Help me understand the `unique` semantic for a vector of mutable struct

The unique documentation mentions that it is based on the isequal function.
Hence I cannot understand the result of the following MWE:

Base.@kwdef mutable struct AStruct
    toto::String    =  "toto"
    tuti::Int       = 2
end      

function Base.:(==)(a::AStruct, b::AStruct)
    for field ∈ fieldnames(AStruct)
        getproperty(a, field) != getproperty(b, field) && return false
    end
    return true
end

function unique_experiment()
    a = [(AStruct("titi",3),"aa"),(AStruct("tutu",3),"aa"),(AStruct("titi",3),"aa"),(AStruct("tete",3),"bb")]
    println("lenght(a) = $(length(a))")
    @show a[1]
    @show a[3]
    @show a[1] == a[3]
    ua = unique(a)
    println("lenght(ua) = $(length(ua))")
end

The output is:

lenght(a) = 4
a[1] = (PathViz.AStruct("titi", 3), "aa")
a[3] = (PathViz.AStruct("titi", 3), "aa")
a[1] == a[3] = true
lenght(ua) = 4
1 Like

The == implementation for AStruct and default isequal did not fulfill this documented requirement: “isequal is the comparison function used by hash tables (Dict ). isequal(x,y) must imply that hash(x) == hash(y) .” As a consequence, unique is unable to put them in the same slot of a Set.

Behavior you’d like:

julia> isequal([1], [1])
true

julia> unique([[1], [1]])
1-element Vector{Vector{Int64}}:
 [1]

julia> hash.([[1], [1]])
2-element Vector{UInt64}:
 0xc7253bdde85cb9f5
 0xc7253bdde85cb9f5

What happens now:

julia> isequal((AStruct("titi",3),"aa"), (AStruct("titi",3),"aa"))
true

julia> unique([(AStruct("titi",3),"aa"), (AStruct("titi",3),"aa")])
2-element Vector{Tuple{AStruct, String}}:
 (AStruct("titi", 3), "aa")
 (AStruct("titi", 3), "aa")

julia> hash.([(AStruct("titi",3),"aa"), (AStruct("titi",3),"aa")])
2-element Vector{UInt64}:
 0xd5f0f1ab22ccc31c
 0xbec08e442b331e69

Same discrepancy occurs for the AStruct instances alone rather than Tuples containing them.

1 Like

Thank you very much for this detailed explanation !

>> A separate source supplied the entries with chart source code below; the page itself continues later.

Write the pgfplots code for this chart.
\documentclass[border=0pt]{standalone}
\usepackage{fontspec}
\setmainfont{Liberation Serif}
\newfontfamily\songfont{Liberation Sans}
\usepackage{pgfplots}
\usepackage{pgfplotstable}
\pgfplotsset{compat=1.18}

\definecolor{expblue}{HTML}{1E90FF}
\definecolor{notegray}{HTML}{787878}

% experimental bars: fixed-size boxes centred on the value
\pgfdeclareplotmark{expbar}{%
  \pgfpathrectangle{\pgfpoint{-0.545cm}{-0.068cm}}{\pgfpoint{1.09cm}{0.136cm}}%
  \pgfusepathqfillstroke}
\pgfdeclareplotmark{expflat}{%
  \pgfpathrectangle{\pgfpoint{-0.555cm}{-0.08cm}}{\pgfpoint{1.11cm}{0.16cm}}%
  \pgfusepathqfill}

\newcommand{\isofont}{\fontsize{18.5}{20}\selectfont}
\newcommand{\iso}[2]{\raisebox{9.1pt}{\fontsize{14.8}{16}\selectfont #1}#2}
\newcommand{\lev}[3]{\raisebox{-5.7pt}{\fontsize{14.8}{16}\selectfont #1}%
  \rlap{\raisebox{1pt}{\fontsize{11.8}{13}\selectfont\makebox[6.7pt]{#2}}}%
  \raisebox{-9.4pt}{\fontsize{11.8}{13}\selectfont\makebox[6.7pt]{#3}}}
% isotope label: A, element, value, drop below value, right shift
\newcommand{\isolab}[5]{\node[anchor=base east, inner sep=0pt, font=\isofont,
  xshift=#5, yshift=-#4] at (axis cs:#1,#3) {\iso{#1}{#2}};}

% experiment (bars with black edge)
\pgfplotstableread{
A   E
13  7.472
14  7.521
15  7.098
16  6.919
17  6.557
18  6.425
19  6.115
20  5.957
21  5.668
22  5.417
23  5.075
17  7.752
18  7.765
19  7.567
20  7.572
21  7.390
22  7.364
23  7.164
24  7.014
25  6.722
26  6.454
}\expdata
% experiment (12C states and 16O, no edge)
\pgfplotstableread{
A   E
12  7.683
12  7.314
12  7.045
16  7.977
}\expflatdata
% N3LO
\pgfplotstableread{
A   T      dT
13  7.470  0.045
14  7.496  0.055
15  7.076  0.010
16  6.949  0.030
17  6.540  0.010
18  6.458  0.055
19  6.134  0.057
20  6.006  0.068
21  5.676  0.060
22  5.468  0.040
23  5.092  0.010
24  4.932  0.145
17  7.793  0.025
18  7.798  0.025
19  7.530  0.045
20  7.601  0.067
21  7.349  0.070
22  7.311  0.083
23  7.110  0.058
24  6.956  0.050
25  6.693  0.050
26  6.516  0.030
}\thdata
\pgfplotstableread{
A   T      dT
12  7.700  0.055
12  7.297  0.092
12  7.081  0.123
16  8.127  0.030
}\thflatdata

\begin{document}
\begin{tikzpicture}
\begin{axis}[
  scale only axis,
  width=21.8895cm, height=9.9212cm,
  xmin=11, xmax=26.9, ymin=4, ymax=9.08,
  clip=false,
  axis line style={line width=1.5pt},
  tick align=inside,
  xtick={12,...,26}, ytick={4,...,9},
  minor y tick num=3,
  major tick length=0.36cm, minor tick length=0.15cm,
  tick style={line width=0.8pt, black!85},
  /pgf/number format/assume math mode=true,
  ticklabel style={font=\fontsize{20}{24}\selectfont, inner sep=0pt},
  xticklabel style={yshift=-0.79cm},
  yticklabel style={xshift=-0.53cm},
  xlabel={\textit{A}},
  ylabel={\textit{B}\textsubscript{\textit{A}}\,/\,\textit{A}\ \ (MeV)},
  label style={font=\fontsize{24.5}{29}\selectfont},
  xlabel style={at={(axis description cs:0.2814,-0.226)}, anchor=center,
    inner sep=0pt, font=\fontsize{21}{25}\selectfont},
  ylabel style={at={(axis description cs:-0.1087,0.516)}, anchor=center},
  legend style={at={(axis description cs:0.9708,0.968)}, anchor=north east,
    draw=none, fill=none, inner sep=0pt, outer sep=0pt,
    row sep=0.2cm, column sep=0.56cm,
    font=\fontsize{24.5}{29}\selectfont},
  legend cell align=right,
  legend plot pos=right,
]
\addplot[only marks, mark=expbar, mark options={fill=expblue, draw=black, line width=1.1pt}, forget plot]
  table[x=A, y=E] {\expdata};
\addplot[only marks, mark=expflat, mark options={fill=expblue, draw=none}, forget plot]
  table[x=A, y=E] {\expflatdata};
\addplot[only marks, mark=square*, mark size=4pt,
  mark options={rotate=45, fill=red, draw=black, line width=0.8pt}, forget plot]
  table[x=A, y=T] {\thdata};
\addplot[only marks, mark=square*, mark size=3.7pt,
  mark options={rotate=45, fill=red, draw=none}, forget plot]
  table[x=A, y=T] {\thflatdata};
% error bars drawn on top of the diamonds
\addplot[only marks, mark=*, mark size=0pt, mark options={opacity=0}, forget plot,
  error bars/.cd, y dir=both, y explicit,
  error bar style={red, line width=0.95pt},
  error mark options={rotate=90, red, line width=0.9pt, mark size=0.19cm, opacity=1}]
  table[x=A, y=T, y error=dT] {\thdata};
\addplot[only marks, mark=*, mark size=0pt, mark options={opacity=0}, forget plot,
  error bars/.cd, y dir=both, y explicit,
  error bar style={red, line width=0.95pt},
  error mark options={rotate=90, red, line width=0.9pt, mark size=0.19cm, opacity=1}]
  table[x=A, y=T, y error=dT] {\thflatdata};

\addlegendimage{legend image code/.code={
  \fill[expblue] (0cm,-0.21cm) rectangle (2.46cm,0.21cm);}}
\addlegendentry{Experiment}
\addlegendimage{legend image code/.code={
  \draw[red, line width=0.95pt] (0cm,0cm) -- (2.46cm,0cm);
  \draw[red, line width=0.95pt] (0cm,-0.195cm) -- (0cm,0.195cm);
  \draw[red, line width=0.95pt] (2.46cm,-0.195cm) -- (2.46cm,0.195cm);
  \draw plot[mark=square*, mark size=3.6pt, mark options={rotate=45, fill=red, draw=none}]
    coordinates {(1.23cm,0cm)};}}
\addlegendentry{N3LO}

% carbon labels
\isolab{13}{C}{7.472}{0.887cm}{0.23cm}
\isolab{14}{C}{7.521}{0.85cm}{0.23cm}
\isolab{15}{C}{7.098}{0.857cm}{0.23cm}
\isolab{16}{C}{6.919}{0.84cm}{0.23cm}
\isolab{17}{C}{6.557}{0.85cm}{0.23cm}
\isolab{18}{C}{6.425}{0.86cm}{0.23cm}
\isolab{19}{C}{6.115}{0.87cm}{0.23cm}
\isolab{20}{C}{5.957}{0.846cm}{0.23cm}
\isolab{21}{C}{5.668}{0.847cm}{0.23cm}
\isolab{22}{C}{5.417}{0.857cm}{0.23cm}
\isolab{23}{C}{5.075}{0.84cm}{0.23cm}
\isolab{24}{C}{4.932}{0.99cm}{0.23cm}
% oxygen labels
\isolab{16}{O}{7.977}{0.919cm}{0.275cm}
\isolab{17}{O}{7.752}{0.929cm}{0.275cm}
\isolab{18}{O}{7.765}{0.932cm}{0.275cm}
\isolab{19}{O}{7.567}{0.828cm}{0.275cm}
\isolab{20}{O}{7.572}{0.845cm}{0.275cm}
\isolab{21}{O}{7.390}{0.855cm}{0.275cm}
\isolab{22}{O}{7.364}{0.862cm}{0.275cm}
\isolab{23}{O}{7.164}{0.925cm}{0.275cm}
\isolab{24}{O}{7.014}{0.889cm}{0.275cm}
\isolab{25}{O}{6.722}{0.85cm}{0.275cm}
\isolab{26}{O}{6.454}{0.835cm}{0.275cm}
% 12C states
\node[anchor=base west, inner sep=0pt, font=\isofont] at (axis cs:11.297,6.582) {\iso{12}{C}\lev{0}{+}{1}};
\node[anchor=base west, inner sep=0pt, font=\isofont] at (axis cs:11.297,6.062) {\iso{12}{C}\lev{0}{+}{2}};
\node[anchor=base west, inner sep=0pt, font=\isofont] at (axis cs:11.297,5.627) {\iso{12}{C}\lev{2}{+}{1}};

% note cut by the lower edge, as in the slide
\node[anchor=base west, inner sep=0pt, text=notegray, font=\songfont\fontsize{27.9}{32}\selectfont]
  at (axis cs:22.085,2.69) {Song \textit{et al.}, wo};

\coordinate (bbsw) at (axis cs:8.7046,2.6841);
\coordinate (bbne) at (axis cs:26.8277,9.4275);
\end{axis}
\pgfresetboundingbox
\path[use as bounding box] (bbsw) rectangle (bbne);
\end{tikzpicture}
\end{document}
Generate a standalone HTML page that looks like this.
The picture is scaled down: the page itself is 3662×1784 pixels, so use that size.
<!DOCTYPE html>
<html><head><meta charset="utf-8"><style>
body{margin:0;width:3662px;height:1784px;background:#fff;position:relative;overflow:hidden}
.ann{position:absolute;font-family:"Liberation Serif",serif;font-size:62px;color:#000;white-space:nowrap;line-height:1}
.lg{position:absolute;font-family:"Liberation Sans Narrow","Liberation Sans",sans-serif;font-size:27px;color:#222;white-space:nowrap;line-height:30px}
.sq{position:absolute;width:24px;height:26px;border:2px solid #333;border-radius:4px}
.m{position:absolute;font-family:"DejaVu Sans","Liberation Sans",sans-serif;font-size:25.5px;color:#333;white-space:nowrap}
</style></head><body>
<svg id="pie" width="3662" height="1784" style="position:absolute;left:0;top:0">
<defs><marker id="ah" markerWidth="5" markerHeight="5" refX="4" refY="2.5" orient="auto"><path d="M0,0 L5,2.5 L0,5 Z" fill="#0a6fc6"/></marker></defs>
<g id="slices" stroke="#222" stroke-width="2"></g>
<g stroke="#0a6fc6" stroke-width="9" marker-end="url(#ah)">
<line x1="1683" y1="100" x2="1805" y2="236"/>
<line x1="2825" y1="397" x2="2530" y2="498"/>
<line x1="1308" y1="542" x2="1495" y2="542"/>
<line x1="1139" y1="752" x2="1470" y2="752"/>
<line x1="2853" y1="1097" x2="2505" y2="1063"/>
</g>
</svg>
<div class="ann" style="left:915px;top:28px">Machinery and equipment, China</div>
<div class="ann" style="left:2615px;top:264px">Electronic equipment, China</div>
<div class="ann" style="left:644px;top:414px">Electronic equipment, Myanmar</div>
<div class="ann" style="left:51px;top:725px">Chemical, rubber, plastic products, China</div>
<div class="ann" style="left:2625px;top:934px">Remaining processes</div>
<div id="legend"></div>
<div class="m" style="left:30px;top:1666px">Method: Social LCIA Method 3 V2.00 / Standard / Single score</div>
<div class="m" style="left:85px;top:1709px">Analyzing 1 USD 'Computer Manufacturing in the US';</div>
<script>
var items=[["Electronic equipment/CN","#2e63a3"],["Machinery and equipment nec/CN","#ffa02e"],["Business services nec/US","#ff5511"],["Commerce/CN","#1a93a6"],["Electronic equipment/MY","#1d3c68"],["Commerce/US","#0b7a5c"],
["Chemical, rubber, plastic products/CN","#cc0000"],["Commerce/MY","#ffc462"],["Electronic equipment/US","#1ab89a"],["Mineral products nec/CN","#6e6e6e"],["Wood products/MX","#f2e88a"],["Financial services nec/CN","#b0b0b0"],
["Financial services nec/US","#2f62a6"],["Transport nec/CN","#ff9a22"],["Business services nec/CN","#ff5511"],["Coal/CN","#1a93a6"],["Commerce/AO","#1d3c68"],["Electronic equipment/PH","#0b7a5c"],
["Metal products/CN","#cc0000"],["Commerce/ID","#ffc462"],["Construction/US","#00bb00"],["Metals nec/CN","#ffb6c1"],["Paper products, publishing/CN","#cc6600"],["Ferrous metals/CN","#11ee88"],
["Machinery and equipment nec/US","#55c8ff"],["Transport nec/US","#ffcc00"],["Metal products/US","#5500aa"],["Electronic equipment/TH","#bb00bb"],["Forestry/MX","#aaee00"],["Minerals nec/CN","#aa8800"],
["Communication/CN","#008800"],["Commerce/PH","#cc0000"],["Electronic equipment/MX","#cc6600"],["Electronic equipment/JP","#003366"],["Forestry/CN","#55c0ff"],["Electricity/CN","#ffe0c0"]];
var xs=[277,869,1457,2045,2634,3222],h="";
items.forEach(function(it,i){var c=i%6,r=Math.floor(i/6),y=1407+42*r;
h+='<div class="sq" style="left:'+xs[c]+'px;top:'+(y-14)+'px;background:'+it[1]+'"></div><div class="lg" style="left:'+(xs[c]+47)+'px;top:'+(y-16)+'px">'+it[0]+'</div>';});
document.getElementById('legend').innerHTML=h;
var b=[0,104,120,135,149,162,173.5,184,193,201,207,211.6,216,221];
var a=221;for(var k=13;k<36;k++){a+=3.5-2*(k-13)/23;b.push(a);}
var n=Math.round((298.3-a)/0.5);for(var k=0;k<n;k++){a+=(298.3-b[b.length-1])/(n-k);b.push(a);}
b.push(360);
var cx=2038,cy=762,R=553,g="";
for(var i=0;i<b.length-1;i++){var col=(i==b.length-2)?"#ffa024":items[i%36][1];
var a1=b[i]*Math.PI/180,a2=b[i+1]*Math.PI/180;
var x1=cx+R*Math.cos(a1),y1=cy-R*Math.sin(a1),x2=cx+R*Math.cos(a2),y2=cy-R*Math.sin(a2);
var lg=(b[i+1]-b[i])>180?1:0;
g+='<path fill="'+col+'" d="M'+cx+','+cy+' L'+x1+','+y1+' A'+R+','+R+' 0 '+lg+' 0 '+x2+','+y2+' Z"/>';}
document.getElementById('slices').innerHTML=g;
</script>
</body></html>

I wonder if some tooling could help developers by forcing them to implement a hash method for each custom isequal method (I have spent some energy trying to figure out the problem before this discourse post).

Thank you again !

The docstrings do say that custom isequal/== and hash implementations come in pairs. I wish I knew how hashing works to give any suggestions.

You are right, but one has to guess that he may not understand what is the semantic of isequal in order to look at the corresponding docstring.

The docstring of unique does not make any reference to the hash function:

help?> unique
search: unique unique! allunique

  unique(itr)

  Return an array containing only the unique elements of collection itr, as
  determined by isequal, in the order that the first of each set of equivalent
  elements originally appears. The element type of the input is preserved.

  See also: unique!, allunique, allequal.

Right, I meant the ==/isequal/hash docstrings. It does seem strange to me that unique mentions isequal in particular when hash table types must use hash then isequal to do key equality properly.

1 Like

Note that I think that I would have I consider the hash function if I was dealing with Dict. But since I was only using regular Arrays, I have (wrongly) assumed that unique implementation only implied a bunch of call to isequal.

Maybe the unique docstring could be improved, mentioning the hash function.

1 Like